Camels are neutral. You can't sell them and they don't count as hand cards. But they're essential for trading: swapping 3 camels + 1 good for 4 market cards is often the most efficient way to grab multiple valuable goods at once.

Taking all camels from the market is often underestimated by new players. Clearing 4 camels into your herd refills 4 market slots, potentially bringing in goods you want. It also denies your opponent the same camel stockpile for future trades.

When to Sell vs. Hold

The core tension in Jaipur: sell now for guaranteed tokens, or wait for a bigger batch bonus that might not happen.

Gems (diamonds, gold, silver) are worth more per card but limited in supply. When you have 3+ of these, consider selling quickly. The token values drop as you go down the pile — the first seller gets the highest value tokens.

Cloth, spice, and leather are more abundant. Holding for batch bonuses is viable because both players will have opportunities to stockpile. If your opponent is clearly building toward a 5-card sell, you might want to beat them to it even with a smaller batch.

Winning the Round (and the Game)

A round ends when any 3 goods token piles are empty, or the main deck runs out. Count the rupees on your tokens. Add 5 rupees if you have more camels than your opponent. Highest total wins the round. First to win 2 rounds wins the game.

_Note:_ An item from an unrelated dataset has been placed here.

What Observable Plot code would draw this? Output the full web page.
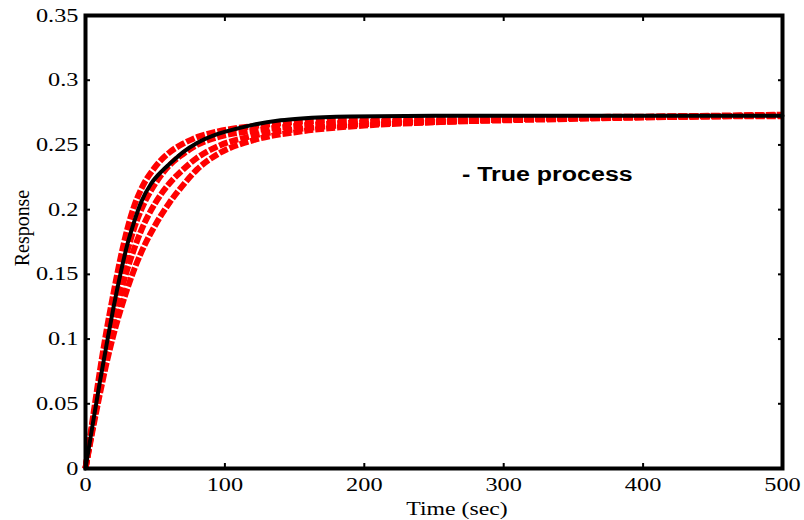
<!DOCTYPE html>
<html><head><meta charset="utf-8">
<script src="https://cdn.jsdelivr.net/npm/d3@7"></script>
<script src="https://cdn.jsdelivr.net/npm/@observablehq/plot@0.6"></script>
<style>body{margin:0;background:#fff}</style>
</head><body><div id="chart"></div>
<script>
// True process response
const trueTime = [0,5,10,15,20,25,30,35,40,47,55,60,70,80,95,110,120,140,155,190,250,500];
const trueResp = [0,0.033,0.065,0.095,0.124,0.150,0.173,0.191,0.206,0.220,0.230,0.235,0.2445,0.2515,0.2585,0.263,0.2655,0.2690,0.2705,0.2720,0.2725,0.2725];
// Model responses (red dashed)
const modelTime = [0,5,10,15,20,25,30,35,40,50,60,70,80,95,120,155,200,250,300,400,500];
const model1 = [0,0.037,0.073,0.106,0.135,0.162,0.185,0.203,0.216,0.233,0.244,0.251,0.256,0.2605,0.2645,0.2680,0.2697,0.2705,0.2712,0.2718,0.2722];
const model2 = [0,0.034,0.066,0.096,0.123,0.148,0.168,0.186,0.200,0.220,0.234,0.243,0.250,0.256,0.261,0.265,0.2675,0.2688,0.2700,0.2716,0.2728];
const model3 = [0,0.031,0.060,0.088,0.113,0.135,0.154,0.170,0.184,0.205,0.220,0.231,0.240,0.249,0.257,0.2625,0.2660,0.2677,0.2690,0.2712,0.2730];
const model4 = [0,0.029,0.056,0.081,0.103,0.122,0.139,0.154,0.167,0.188,0.205,0.219,0.231,0.243,0.2535,0.2605,0.2650,0.2675,0.2695,0.2716,0.2734];
const xTicks = [0,100,200,300,400,500];
const xTickLabels = ["0","100","200","300","400","500"];
const yTicks = [0,0.05,0.1,0.15,0.2,0.25,0.3,0.35];
const yTickLabels = ["0","0.05","0.1","0.15","0.2","0.25","0.3","0.35"];
const xLabel = "Time (sec)";
const yLabel = "Response";
const noteText = "- True process";

const trueRows = trueTime.map((t, i) => ({t, v: trueResp[i]}));
const modelRows = [model1, model2, model3, model4].flatMap((s, k) => modelTime.map((t, i) => ({t, v: s[i], k})));

const serif = "'Liberation Serif','Times New Roman',serif";
const plot = Plot.plot({
  width: 804, height: 520,
  marginLeft: 85, marginRight: 22, marginTop: 15, marginBottom: 52,
  style: {fontFamily: serif, fontSize: "19px", background: "#fff", color: "#000"},
  x: {domain: [0, 500]},
  y: {domain: [0, 0.35]},
  marks: [
    Plot.line(modelRows, {x: "t", y: "v", z: "k", stroke: "#ff0000", strokeWidth: 6, strokeDasharray: "9,2", strokeLinecap: "butt", strokeLinejoin: "miter", curve: "monotone-x"}),
    Plot.line(trueRows, {x: "t", y: "v", stroke: "#000", strokeWidth: 4, curve: "monotone-x"}),
    Plot.axisX(xTicks, {anchor: "bottom", tickSize: -5, strokeWidth: 2, tickFormat: () => "", label: null}),
    Plot.axisX(xTicks, {anchor: "top", tickSize: -5, strokeWidth: 2, tickFormat: () => "", label: null}),
    Plot.axisY(yTicks, {anchor: "left", tickSize: -5, strokeWidth: 2, tickFormat: () => "", label: null}),
    Plot.axisY(yTicks, {anchor: "right", tickSize: -5, strokeWidth: 2, tickFormat: () => "", label: null}),
    Plot.axisX(xTicks, {anchor: "bottom", tickSize: 0, tickPadding: 9, tickFormat: d => xTickLabels[xTicks.indexOf(d)], label: null}),
    Plot.axisY(yTicks, {anchor: "left", tickSize: 0, tickPadding: 7, tickFormat: d => yTickLabels[yTicks.indexOf(d)], label: null}),
    Plot.frame({stroke: "#000", strokeWidth: 4}),
    Plot.text([xLabel], {frameAnchor: "bottom", text: d => d, lineAnchor: "middle", dx: 23, dy: 40, fontSize: 19}),
    Plot.text([yLabel], {frameAnchor: "left", text: d => d, textAnchor: "middle", lineAnchor: "middle", rotate: -90, dx: -63, dy: -14, fontSize: 19}),
    Plot.text([noteText], {x: 270, y: 0.227, text: d => d, textAnchor: "start", fontFamily: "'Liberation Sans',Arial,sans-serif", fontWeight: "bold", fontSize: 20})
  ]
});
document.getElementById("chart").appendChild(plot);
// horizontally stretched text as in the reference image
d3.select(plot).selectAll('g[aria-label="x-axis tick label"] text, g[aria-label="y-axis tick label"] text').each(function() {
  const t = this.getAttribute("transform") || "";
  this.setAttribute("transform", t + " scale(1.28,1)");
});
d3.select(plot).selectAll('g[aria-label="text"] text').each(function() {
  const t = this.getAttribute("transform") || "";
  if (t.includes("rotate")) this.setAttribute("transform", t + " scale(1.05,1.1)");
  else this.setAttribute("transform", t + " scale(1.25,1)");
});
</script>
</body></html>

Games typically go to 2-3 rounds (since someone wins after 2). A full session usually takes 25-35 minutes. Fast enough to play two full sessions in an evening.

The Learning Curve

Jaipur is one of the fastest games to teach. The rules take about 10-15 minutes to explain and demonstrate. After one round, both players understand the decisions. The strategic depth comes from reading what your opponent is building toward and whether to race or block.

It's one of the easiest quality 2-player games to recommend to someone who's never played modern card games.